The Not-So-Amazing Spider-Man 2
The reasons why we never got The Amazing Spider-Man 3 are many, but perhaps the primary factor, as it always seems to be in Hollywood, was money.
Arriving five years after the end of the Tobey Maguire/Sam Raimi era of Spider-Man movies, which was capped by 2007’s critically divisive Spider-Man 3 earning a healthy $895 million worldwide, 2012’s The Amazing Spider-Man introduced Garfield as Peter Parker, retold the origin story yet again and managed to haul in a very respectable $758 million at the box office–not as much as the Maguire movies, but still profitable and seen as a win considering it was a full-fledged reboot of the franchise.
The Amazing Spider-Man 2 was supposed to build on that, with Garfield established in the role and a slate of new villains designed to begin building out what Sony Pictures (then, as now, the rights-holders to Spider-Man and associated characters) hoped would become a Spider-Man Cinematic Universe–even if it was based around one superhero (Spidey) and a whole slew of supervillains.
But The Amazing Spider-Man 2 fell prey to the greedy kind of Hollywood thinking that prefers shared universes to spring up instantly instead of letting them slowly take root and grow. It’s why The Amazing Spider-Man 2 is overstuffed with villains (Electro, New Goblin, Rhino), tangled up in plotlines, and how it could still find room to jam one of the most iconic moments in comic book history (the death of Gwen Stacy, played here by Emma Stone) into one film. It also deliberately introduced characters and story beats only to leave them dangling as sequel bait. The movie was subsequently dismissed as a mess by most critics and even some audience members. It earned both the series’ lowest Rotten Tomatoes score (52 percent) and its smallest box office ($709 million).

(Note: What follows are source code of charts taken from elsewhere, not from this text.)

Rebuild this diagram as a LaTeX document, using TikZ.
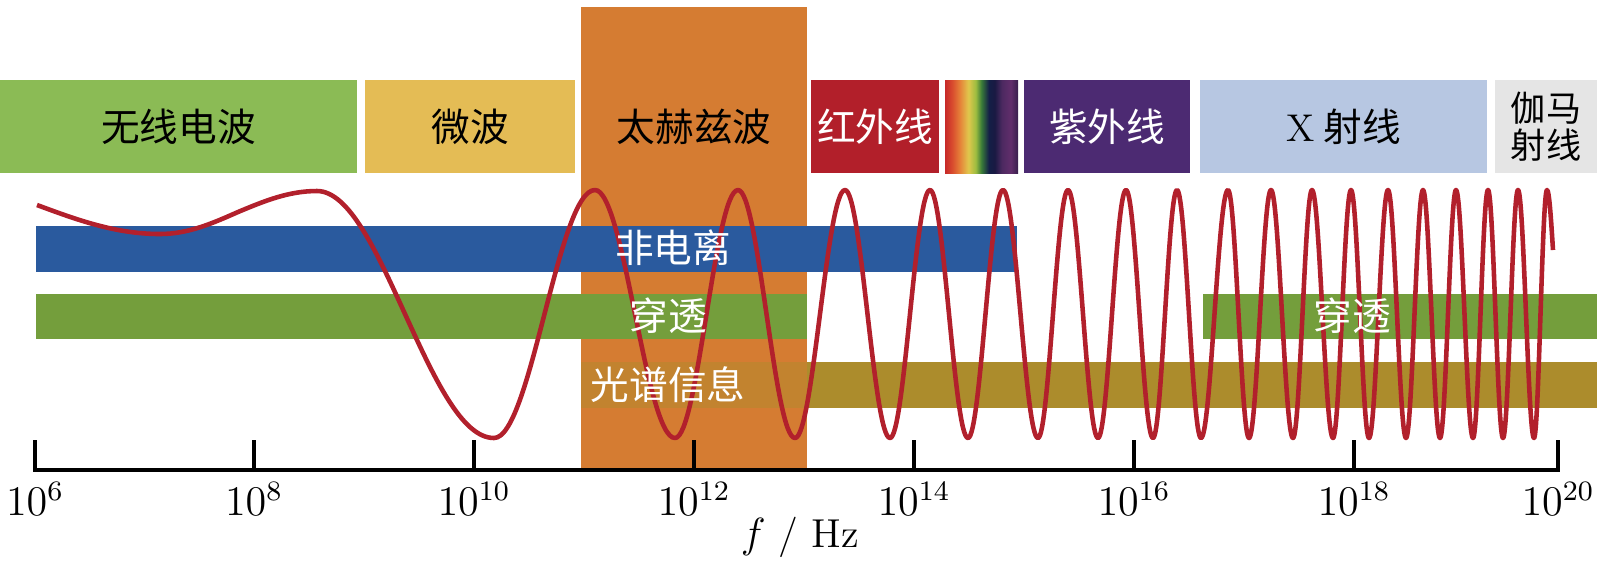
\documentclass[tikz,border=0pt]{standalone}
\usepackage{fontspec}
\newfontfamily\cjk{Noto Sans CJK SC}
\definecolor{radio}{RGB}{139,187,85}
\definecolor{micro}{RGB}{228,188,85}
\definecolor{thz}{RGB}{213,124,50}
\definecolor{infra}{RGB}{178,31,42}
\definecolor{ultra}{RGB}{76,42,114}
\definecolor{xray}{RGB}{183,199,226}
\definecolor{gammagrey}{RGB}{229,229,229}
\definecolor{ionblue}{RGB}{42,90,158}
\definecolor{pengreen}{RGB}{116,158,60}
\definecolor{specolive}{RGB}{172,140,44}
\definecolor{wavered}{RGB}{178,32,44}
\pgfdeclarehorizontalshading{spectrum}{100bp}{rgb(0bp)=(0.78,0.16,0.16); rgb(25bp)=(0.78,0.16,0.16); rgb(30bp)=(0.85,0.30,0.18); rgb(35bp)=(0.90,0.50,0.22); rgb(41bp)=(0.88,0.78,0.30); rgb(46bp)=(0.62,0.74,0.25); rgb(50bp)=(0.22,0.48,0.22); rgb(55bp)=(0.08,0.12,0.28); rgb(59bp)=(0.10,0.10,0.26); rgb(64bp)=(0.30,0.16,0.38); rgb(70bp)=(0.38,0.18,0.42); rgb(75bp)=(0.22,0.12,0.30); rgb(100bp)=(0.22,0.12,0.30)}

\begin{document}
\begin{tikzpicture}[x=0.1mm,y=-0.1mm]
   \tikzstyle{every node}=[font=\cjk\fontsize{11}{13}\selectfont, inner sep=0pt]
   \tikzstyle{dark}=[text=black]
   \tikzstyle{light}=[text=white]
   \tikzstyle{num}=[font=\rmfamily\fontsize{11.5}{13}\selectfont, text=black]
   \tikzstyle{wave}=[draw=wavered, line width=1.3pt, line join=round]
   \tikzstyle{axis}=[line width=1.1pt, line cap=rect]

\useasboundingbox (0,0) rectangle (1600,567);

\fill[radio] (0,80) rectangle (357,173) node[pos=.5, dark] (radio) {无线电波};
\fill[micro] (365,80) rectangle (575,173) node[pos=.5, dark] (micro) {微波};
\fill[thz] (581,7) rectangle (807,470);
\node[dark] (thz) at (694,127) {太赫兹波};
\fill[infra] (811,80) rectangle (939,173) node[pos=.5, light] (infra) {红外线};
\shade[shading=spectrum] (945,80) rectangle (1018,173);
\fill[ultra] (1024,80) rectangle (1190,173) node[pos=.5, light] (ultra) {紫外线};
\fill[xray] (1200,80) rectangle (1487,173) node[pos=.5, dark] (xray) {{\rmfamily X} 射线};
\fill[gammagrey] (1495,80) rectangle (1597,173) node[pos=.5, dark, align=center, font=\cjk\fontsize{10}{10.5}\selectfont] (gamma) {伽马\\射线};

\fill[ionblue] (36,226) rectangle (1017,272);
\fill[pengreen] (36,294) rectangle (807,339);
\fill[pengreen] (1203,294) rectangle (1597,339);
\fill[specolive, opacity=.45] (581,362) rectangle (807,408);
\fill[specolive] (807,362) rectangle (1597,408);

\draw[wave] (37,205) sin (160,234) cos (238,212) sin (317,191) cos (405,314) sin (494,438)
   \foreach \x [remember=\x as \lastx (initially 494), count=\i] in {595,675,738,795,845,890,930,968,1003,1038,1068,1098,1126,1153,1177,1201,1228,1249,1271,1293,1312,1333,1351,1369,1388,1406,1423,1440,1456,1473,1488,1503,1518,1534,1547}
   {cos ({(\lastx+\x)/2},314) sin (\x,{mod(\i,2)==1 ? 190 : 438})}
   cos (1553,250);

\node[light] (nonion) at (673,248) {非电离};
\node[light] (pen1) at (668,316) {穿透};
\node[light] (pen2) at (1352,316) {穿透};
\node[light] (spec) at (668,385) {光谱信息};

\foreach \x/\e in {35/6,254/8,474/10,694/12,914/14,1134/16,1354/18,1558/20} {
   \draw[axis] (\x,442) -- (\x,470);
   \node[num] (e\e) at (\x,499) {$10^{\e}$};
}
\draw[axis] (35,470) -- (1558,470);
\node[num] (flab) at (800,537) {$f$ / Hz};

\end{tikzpicture}
\end{document}
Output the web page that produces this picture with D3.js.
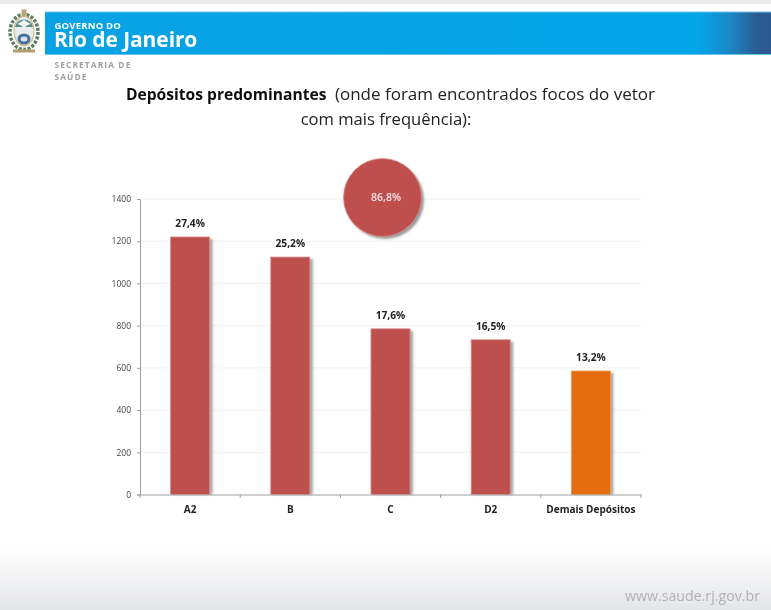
<!DOCTYPE html>
<html lang="pt"><head><meta charset="utf-8">
<style>html,body{margin:0;padding:0;background:#fff;overflow:hidden}svg{display:block}text{font-family:"Open Sans","Noto Sans",sans-serif}</style>
<script src="https://cdn.jsdelivr.net/npm/d3@7/dist/d3.min.js"></script>
</head><body><div id="chart"></div>
<script>
const categories = ["A2","B","C","D2","Demais Depósitos"];
const values = [1220,1125,785,733,585];
const percentLabels = ["27,4%","25,2%","17,6%","16,5%","13,2%"];
const barColors = ["#bf504e","#bf504e","#bf504e","#bf504e","#e46c0a"];
const barEdges = ["#d98f8d","#d98f8d","#d98f8d","#d98f8d","#f0a050"];
const yTicks = [0,200,400,600,800,1000,1200,1400];
const totalLabel = "86,8%";

const W=771,H=610;
const svg=d3.select("#chart").append("svg").attr("width",W).attr("height",H);
const defs=svg.append("defs");
const soft=defs.append("filter").attr("id","soft");
soft.append("feGaussianBlur").attr("stdDeviation",0.5);
const shadow=defs.append("filter").attr("id","shadow").attr("x","-30%").attr("y","-20%").attr("width","170%").attr("height","150%");
shadow.append("feGaussianBlur").attr("stdDeviation",1.3);
const bandGrad=defs.append("linearGradient").attr("id","band");
[[0,"#07a2e4"],[0.9,"#03a5e9"],[0.945,"#1b86c4"],[0.98,"#2c5c92"],[1,"#2c5a90"]].forEach(([o,c])=>bandGrad.append("stop").attr("offset",o).attr("stop-color",c));
const footGrad=defs.append("linearGradient").attr("id","foot").attr("x1",0).attr("x2",0).attr("y1",0).attr("y2",1);
[[0,"#ffffff"],[1,"#e4e5e8"]].forEach(([o,c])=>footGrad.append("stop").attr("offset",o).attr("stop-color",c));

// page furniture
svg.append("rect").attr("x",0).attr("y",0).attr("width",W).attr("height",4).attr("fill","#ebebed");
svg.append("rect").attr("x",0).attr("y",550).attr("width",W).attr("height",60).attr("fill","url(#foot)");
svg.append("rect").attr("x",45).attr("y",11.5).attr("width",W-45).attr("height",43.5).attr("fill","#6cc6ee");
svg.append("rect").attr("x",45).attr("y",12.5).attr("width",W-45).attr("height",41.5).attr("fill","url(#band)");

// crest
const crest=svg.append("g").attr("filter","url(#soft)");
crest.append("ellipse").attr("cx",24).attr("cy",32).attr("rx",14).attr("ry",17.5).attr("fill","#fff").attr("stroke","#5f7f5f").attr("stroke-width",3.5).attr("stroke-dasharray","3 1.5");
crest.append("ellipse").attr("cx",24).attr("cy",31).attr("rx",10.5).attr("ry",15.5).attr("fill","#c9b98a");
crest.append("ellipse").attr("cx",24).attr("cy",31).attr("rx",9.5).attr("ry",14).attr("fill","#e8ecec");
crest.append("path").attr("d","M15 27 A9.5 11 0 0 1 33 27 Z").attr("fill","#5d8f8a");
crest.append("path").attr("d","M17.5 24 L24 20 L30.5 24 L26 26 L24 31 L22 26 Z").attr("fill","#f4f6f4");
crest.append("ellipse").attr("cx",24).attr("cy",39).attr("rx",6.5).attr("ry",5.5).attr("fill","#4a6f9a");
crest.append("ellipse").attr("cx",24).attr("cy",39).attr("rx",3.5).attr("ry",2.5).attr("fill","#d8e2ea");
crest.append("rect").attr("x",13).attr("y",49.5).attr("width",22).attr("height",3).attr("fill","#b0a070");
crest.append("rect").attr("x",21.5).attr("y",9.5).attr("width",5).attr("height",6).attr("fill","#b9a878");

const txt=svg.append("g").attr("filter","url(#soft)");
txt.append("text").attr("x",54.5).attr("y",28.5).attr("font-size",9.5).attr("font-weight",700).attr("letter-spacing",0.2).attr("fill","#fff").text("GOVERNO DO");
txt.append("text").attr("x",54).attr("y",47).attr("font-size",21).attr("font-weight",700).attr("letter-spacing",-0.1).attr("fill","#fff").text("Rio de Janeiro");
txt.append("text").attr("x",54.5).attr("y",68).attr("font-size",8.4).attr("font-weight",700).attr("letter-spacing",1.1).attr("fill","#a0a0a0").text("SECRETARIA DE");
txt.append("text").attr("x",54.5).attr("y",80).attr("font-size",8.4).attr("font-weight",700).attr("letter-spacing",1.1).attr("fill","#a0a0a0").text("SAÚDE");

// title
const titleG=svg.append("g").attr("filter","url(#soft)");
const t1=titleG.append("text").attr("x",126).attr("y",100).attr("fill","#111");
t1.append("tspan").attr("font-size",15.6).attr("font-weight",700).text("Depósitos predominantes");
t1.append("tspan").attr("dx",8.5).attr("font-size",17).attr("font-weight",400).attr("fill","#222").text("(onde foram encontrados focos do vetor");
titleG.append("text").attr("x",386).attr("y",125).attr("text-anchor","middle").attr("font-size",16.6).attr("fill","#222").text("com mais frequência):");

// chart
const x=d3.scaleBand().domain(categories).range([140,641]).paddingInner(0.61).paddingOuter(0.305);
const y=d3.scaleLinear().domain([0,1400]).range([494.5,199]);

const g=svg.append("g").attr("filter","url(#soft)");
g.selectAll("line.grid").data(yTicks.slice(1)).join("line").attr("class","grid")
 .attr("x1",140).attr("x2",641).attr("y1",d=>y(d)).attr("y2",d=>y(d)).attr("stroke","#f1f1f1");

// bar shadows
g.selectAll("rect.sh").data(values).join("rect").attr("class","sh")
 .attr("x",(d,i)=>x(categories[i])+3).attr("y",d=>y(d)+2).attr("width",x.bandwidth()).attr("height",d=>y(0)-y(d)-2)
 .attr("fill","#a8a8a8").attr("filter","url(#shadow)");
g.selectAll("rect.bar").data(values).join("rect").attr("class","bar")
 .attr("x",(d,i)=>x(categories[i])).attr("y",d=>y(d)).attr("width",x.bandwidth()).attr("height",d=>y(0)-y(d))
 .attr("fill",(d,i)=>barColors[i]).attr("stroke",(d,i)=>barEdges[i]).attr("stroke-width",0.8);

const yAxis=g.append("g").attr("transform","translate(140,0)").call(d3.axisLeft(y).tickValues(yTicks).tickFormat(d3.format("d")).tickSize(3).tickPadding(6));
yAxis.select(".domain").attr("stroke","#a0a0a0");
yAxis.selectAll("line").attr("stroke","#a0a0a0");
yAxis.selectAll("text").attr("font-size",8.5).attr("fill","#444").style("font-family","'Open Sans',sans-serif");

const xAxis=g.append("g").attr("transform","translate(0,494.5)").call(d3.axisBottom(x).tickSize(0).tickPadding(11));
xAxis.select(".domain").attr("stroke","#a0a0a0");
xAxis.selectAll("text").attr("font-size",10).attr("font-weight",700).attr("fill","#222").style("font-family","'Open Sans',sans-serif");
const edges=d3.range(categories.length+1).map(i=>140+i*(641-140)/categories.length);
g.selectAll("line.sep").data(edges).join("line").attr("class","sep")
 .attr("x1",d=>d).attr("x2",d=>d).attr("y1",494.5).attr("y2",498).attr("stroke","#a0a0a0");

g.selectAll("text.pct").data(percentLabels).join("text").attr("class","pct")
 .attr("x",(d,i)=>x(categories[i])+x.bandwidth()/2).attr("y",(d,i)=>y(values[i])-10)
 .attr("text-anchor","middle").attr("font-size",10.2).attr("font-weight",700).attr("fill","#222").text(d=>d);

// bubble
g.append("circle").attr("cx",385).attr("cy",200).attr("r",39).attr("fill","#9a9a9a").attr("filter","url(#shadow)");
g.append("circle").attr("cx",382.5).attr("cy",197.5).attr("r",39).attr("fill","#bf504e").attr("stroke","#d98f8d").attr("stroke-width",0.8);
g.append("text").attr("x",386).attr("y",201).attr("text-anchor","middle").attr("font-size",10.5).attr("font-weight",600).attr("fill","#f6e4e4").text(totalLabel);

txt.append("text").attr("x",760).attr("y",601).attr("text-anchor","end").attr("font-size",14.2).attr("fill","#b0b2b6").text("www.saude.rj.gov.br");
</script></body></html>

Now, let’s be clear: $709 million isn’t chump change, and the film still turned a profit. But it barely crossed $200 million in North America–a big, red, flashing warning sign for a movie and franchise of this size. Plus the overall box office of the series was headed in the wrong direction. Spider-Man was in trouble. Before this turn of events, the studio assumed success was already in the bag, and Sony had announced The Amazing Spider-Man 3 would release on June 10, 2016, and The Amazing Spider-Man 4 would follow on May 4, 2018.
What Was The Amazing Spider-Man 3 and The Sinister Six Supposed to Be?
At the end of The Amazing Spider-Man 2, a depressed Peter Parker, despondent over the death of Gwen Stacy at the hands of Harry Osborn/New Goblin (Dane DeHaan), quits being Spider-Man. Meanwhile, ensconced in prison, Harry puts plans in motion to start a new team of villains, beginning with Russian gangster Aleksei Sytsevich (Paul Giamatti).